Have the Green Bay Packers learned anything from the 37-8 beating they took at the hands of the San Francisco 49ers on November 24? If they’ve absorbed enough, they could earn themselves a ticket to the Super Bowl in Miami.
The problem is that they’ll have to return to the scene of the crime, so to speak, which is Levi’s Stadium in Santa Clara. The Niners will see if they can make home field advantage work for them a second time.
Kickoff is 6:40 PM ET on Fox, with BetAnySports customers getting to place wagers while the action is in progress with Sports Betting Ultra.
Their numbers on this NFC Championship game are as follows:
San Francisco 49ers -7.5
Green Bay Packers +7.5
Over 46.5 points -110
Under 46.5 points -110
I confess to making a couple of mistakes last week in handicapping the Divisional Round games. I’m going to try to correct mine. Or will the Packers correct theirs?
I did not place enough weight on the Seattle injuries. You had a pair of running backs – Marshawn Lynch and Travis Homer – who had combined for 19 yards on 17 carries against Philadelphia, and they were in no way, shape or form going to be a dominant factor against Green Bay. With the offensive line shaky, how were they going to come up with a lot of consistent offense? I guess I just placed too much faith in Russell Wilson being able to pull a rabbit out of a hat. But his pass blockers weren’t up to the task. And Seattle shortcomings became exposed.
And I also discounted some of the value of “familiarity” in the San Francisco-Minnesota game. The Vikings had built an offense on play-action, fueled by the running game, particularly Dalvin Cook. And this ground game was revitalized with the hiring of Gary Kubiak as an offensive “consultant” and bringing a specific strength with him.
The concept of “zone blocking,” for the most part, originated with Vince Lombardi, but Kubiak has been a leading proponent of it in this era. Of course, that came as a Denver assistant under Mike Shanahan.
Can you sense what we’re getting at here? Shanahan and his disciples were – and are – practitioners of zone-blocking and play-action passing as a foundation. And yes, that includes his son Kyle. So there weren’t going to be any surprises, and as a result the Vikings had 21 yards on the ground, 126 through the air and only seven first downs.
It is interesting to note that this offensive philosophy is shared by three members of Mike Shanahan’s offensive staff in Washington – not just Kyle, but also Sean McVay and Matt LeFleur, who is in his first year as head honcho in Green Bay.

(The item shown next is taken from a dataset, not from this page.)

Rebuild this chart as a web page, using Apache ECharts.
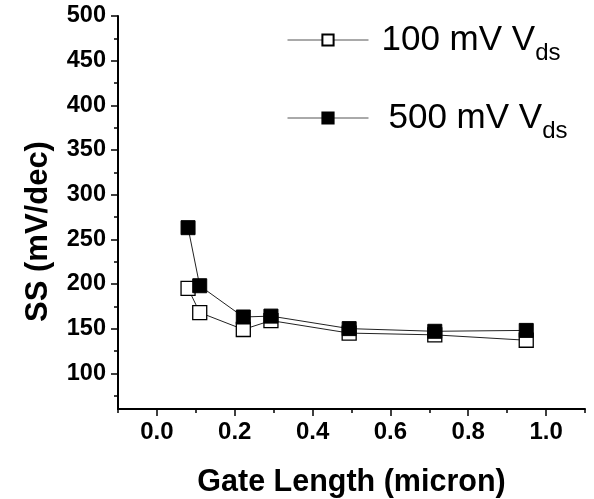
<!DOCTYPE html>
<html>
<head>
<meta charset="utf-8">
<script src="https://cdn.jsdelivr.net/npm/echarts@6/dist/echarts.min.js"></script>
<style>html,body{margin:0;padding:0;background:#fff;}#c{width:594px;height:499px;}</style>
</head>
<body>
<div id="c"></div>
<script>
// Data
var gateLength = [0.08, 0.11, 0.222, 0.293, 0.494, 0.714, 0.949];
var ss100 = [195, 168, 149, 159, 145, 143, 137];
var ss500 = [263, 198, 163, 164, 150, 147, 148];
var seriesNames = ['100 mV Vds', '500 mV Vds'];
var xMajorTicks = [0.0, 0.2, 0.4, 0.6, 0.8, 1.0];
var xMinorTicks = [-0.1, 0.1, 0.3, 0.5, 0.7, 0.9, 1.1];
var yMajorTicks = [100, 150, 200, 250, 300, 350, 400, 450, 500];
var yMinorTicks = [75, 125, 175, 225, 275, 325, 375, 425, 475];

function pairs(xs, ys) { return xs.map(function (x, i) { return [x, ys[i]]; }); }

var FONT = '"Liberation Sans", Arial, sans-serif';
var chart = echarts.init(document.getElementById('c'));

function legendRich(padLeft) {
  return {
    m: { fontSize: 35, fontFamily: FONT, color: '#000', padding: [0, 0, 0, padLeft], lineHeight: 40 },
    s: { fontSize: 24, fontFamily: FONT, color: '#000', lineHeight: 40, padding: [26, 0, 0, 0] }
  };
}

chart.setOption({
  animation: false,
  backgroundColor: '#fff',
  grid: { left: 118, right: 9, top: 16, bottom: 90, containLabel: false, outerBoundsMode: 'none' },
  legend: [
    {
      data: [seriesNames[0]], left: 282, top: 10, itemWidth: 81, itemHeight: 14,
      formatter: function () { return '{m|100 mV V}{s|ds}'; },
      lineStyle: { color: '#555', width: 1 },
      textStyle: { rich: legendRich(8) }, selectedMode: false
    },
    {
      data: [seriesNames[1]], left: 282, top: 88, itemWidth: 81, itemHeight: 14,
      formatter: function () { return '{m|500 mV V}{s|ds}'; },
      lineStyle: { color: '#555', width: 1 },
      textStyle: { rich: legendRich(15) }, selectedMode: false
    }
  ],
  xAxis: [
    {
      type: 'value', min: -0.1, max: 1.1,
      name: 'Gate Length (micron)', nameLocation: 'middle', nameGap: 58,
      nameTextStyle: { fontSize: 30.5, fontWeight: 'bold', fontFamily: FONT, color: '#000' },
      axisLine: { show: true, onZero: false, lineStyle: { color: '#000', width: 2 } },
      axisTick: { show: true, inside: false, length: 7, customValues: xMajorTicks, lineStyle: { color: '#000', width: 1.5 } },
      axisLabel: { show: true, margin: 11, customValues: xMajorTicks, fontSize: 24, fontWeight: 'bold', fontFamily: FONT, color: '#000',
        formatter: function (v) { return v.toFixed(1); } },
      splitLine: { show: false }
    },
    {
      type: 'value', min: -0.1, max: 1.1, position: 'bottom',
      axisLine: { show: false, onZero: false },
      axisTick: { show: true, length: 4, customValues: xMinorTicks, lineStyle: { color: '#000', width: 1.5 } },
      axisLabel: { show: false },
      splitLine: { show: false }
    }
  ],
  yAxis: [
    {
      type: 'value', min: 60, max: 500,
      name: 'SS (mV/dec)', nameLocation: 'middle', nameGap: 64, nameRotate: 90,
      nameTextStyle: { fontSize: 31, fontWeight: 'bold', fontFamily: FONT, color: '#000', padding: [0, 38, 0, 0] },
      axisLine: { show: true, onZero: false, lineStyle: { color: '#000', width: 2 } },
      axisTick: { show: true, length: 7, customValues: yMajorTicks, lineStyle: { color: '#000', width: 1.5 } },
      axisLabel: { show: true, margin: 12, customValues: yMajorTicks, fontSize: 23.5, fontWeight: 'bold', fontFamily: FONT, color: '#000' },
      splitLine: { show: false }
    },
    {
      type: 'value', min: 60, max: 500, position: 'left',
      axisLine: { show: false, onZero: false },
      axisTick: { show: true, length: 4, customValues: yMinorTicks, lineStyle: { color: '#000', width: 1.5 } },
      axisLabel: { show: false },
      splitLine: { show: false }
    }
  ],
  series: [
    {
      name: seriesNames[0], type: 'line', xAxisIndex: 0, yAxisIndex: 0,
      data: pairs(gateLength, ss100),
      symbol: 'rect', symbolSize: 14,
      lineStyle: { color: '#222', width: 1 },
      itemStyle: { color: '#fff', borderColor: '#000', borderWidth: 1.3 },
      emphasis: { disabled: true }
    },
    {
      name: seriesNames[1], type: 'line', xAxisIndex: 0, yAxisIndex: 0,
      data: pairs(gateLength, ss500),
      symbol: 'rect', symbolSize: 14,
      lineStyle: { color: '#222', width: 1 },
      itemStyle: { color: '#000', borderColor: '#000', borderWidth: 1 },
      emphasis: { disabled: true }
    }
  ]
});
</script>
</body>
</html>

Do you think Kyle’s staff was ready for the Packers last time they met? Aaron Rodgers averaged 2.2 net yards per pass attempt. Aaron Jones had 38 yards on the ground. The Niners had five sacks. That’s an awful lot to have to reverse.
The San Francisco defense is healthier now. They have a lot of guys who can rush the passer, and don’t really need to blitz to get pressure on. Rodgers throws for almost two yards less per attempt when he’s on the road. And he’s not having a banner season anyway; Green Bay is just 36% on third down, and Rodgers is worst in the league in “bad throw percentage.”
Frankly, I look at the Packers and can’t really figure out they got here. I mean, it’s not like they are getting the same kind of season out of Rodgers that the Seahawks got out of Wilson. There isn’t a dominant run game. The secondary is more than adequate, but also not dominant. And the run defense is substandard. They are 31st in Adjusted Line Yards allowed per attempt, and also 31st in Stuff Rate. The Niners can throw fresh backs at them all the time.
It is true that just as Shanahan is familiar with the way LaFleur operates, it works the other way around. But that constitute something that is a real “equalizer”? Maybe. But I would say that more likely than not, this “familiarity factor” is going to work in favor of the team that has the better horses, and more OF them, at its disposal. In this case, with a team that has kept winning despite a load of injuries, that’s San Francisco. LAY IT.